Pronto, el grupo empezará a desconfiar, a confrontarse, a resquebrajarse y masacrarse entre sí. Y esto nos invita indefectiblemente a una lectura simbólica mucho más profunda e interpeladora: somos nuestros propios enemigos, autodestructivos y abominables como ese bicho intergaláctico (aunque quizá no tan feos). Y por esto mismo en la película subyace la idea de la deformación humana, porque podemos llegar a ser así de horripilantes por dentro.
Pero más allá de esto, Carpenter nos ofrece lo más explícito del horror y la representación manifiesta de la más pura amenaza (condimento central del género de ciencia ficción). Y, claro, el suspenso que ya describimos anteriormente.
En 1987, el semiólogo italiano Omar Calabrese publicaba un estudio titulado La era neobarroca donde se planteaba problematizar la dualidad de lo “clásico/barroco”: lo clásico representa la connotación propia del orden y la estabilidad, mientras que el concepto de barroco se vincula con todos esos aspectos que excitan y desestabilizan los sistemas y los órdenes preestablecidos, las turbulencias y fluctuaciones de las estructuras. En este mismo escrito, el autor cita la obra cinematográfica de John Carpenter, ubicando a El enigma de otro mundo entre esos casos ejemplares y característicos del funcionamiento de las nuevas formas del arte contemporáneo.
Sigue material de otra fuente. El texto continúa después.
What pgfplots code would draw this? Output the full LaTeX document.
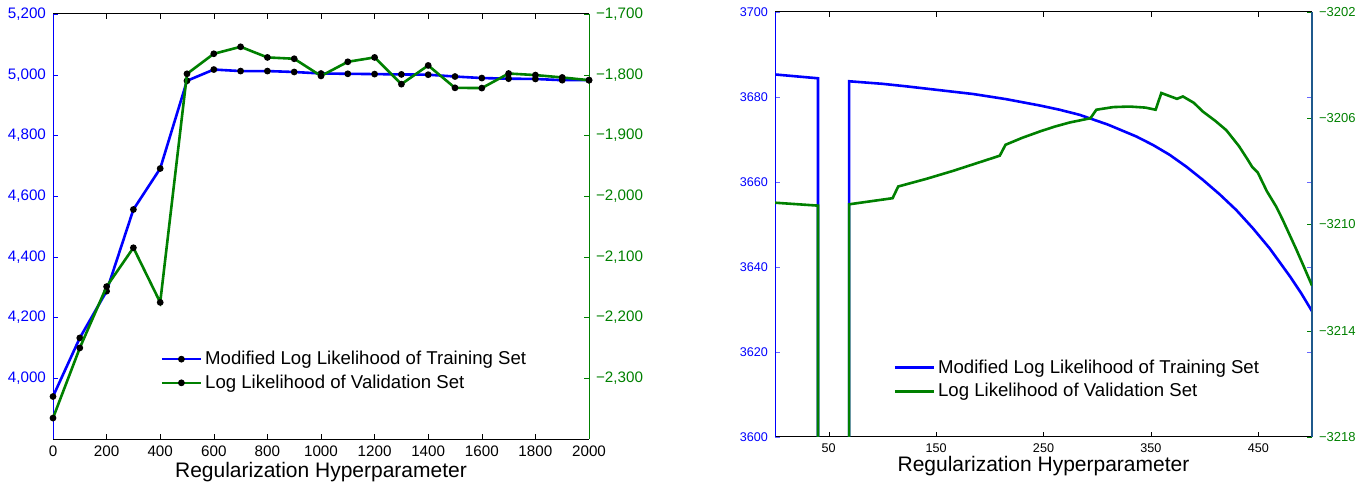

En el cine y en la industria cultural en general, películas de este tipo terminaron de definir un cambio, una ruptura acontecida desde mediados del siglo pasado donde la referencia a la monstruosidad, la espectacularidad, la explicitud con la que estos seres impactantes, maravillosos y fantásticos finalmente se dejaban ver en la pantalla (esto gracias a las nuevas posibilidades de diseño en cuanto a maquillaje y efectos especiales). Estos nuevos seres, en cierta forma, llegaban para volver explícito el enigma, para inestabilizar la monótona regularidad del mundo del arte. Lo lograron.
Vale decir que estas formas exacerbadas de la monstruosidad muchas veces no contaban con ningún tipo de explicación científica, pero El enigma de otro mundo sí cristaliza rasgos del cine de ciencia ficción de manera clara y consolidada, como la representación de la mencionada amenaza y las conjeturas cientificistas del grupo protagónico a lo largo del film.
En síntesis, esta obra de Carpenter puede contener algunas flaquezas, como la desmesurada cantidad de diálogos explicativos y una ambientación musical un poco efectista y artificiosa, pero cumple con su motivación inicial: desesperar al espectador y, en el mejor de los casos, interpelar y hacerlo reflexionar un poco. Resulta valioso rememorar clásicos del cine que, aún hoy, son difíciles de encasillar o encuadrar en determinado género cinematográfico. Precisamente, este es un rasgo común e inherente a los tiempos posmodernos: la no clasificación, la multiplicidad, la deformación de las cosas, lo desmedido del tratamiento de las figuras en la imagen.
No obstante, aunque El enigma de otro mundo no puede enmarcarse dentro de un solo género, sí es fácilmente identificable un rasgo de estilo propio de autor (aunque, de nuevo, también podríamos hablar de rasgos estilísticos de una época). La monstruosidad, esa cosa que llevamos dentro, se hace evidente en este film, pero el sentido nos llega siempre de manera implícita.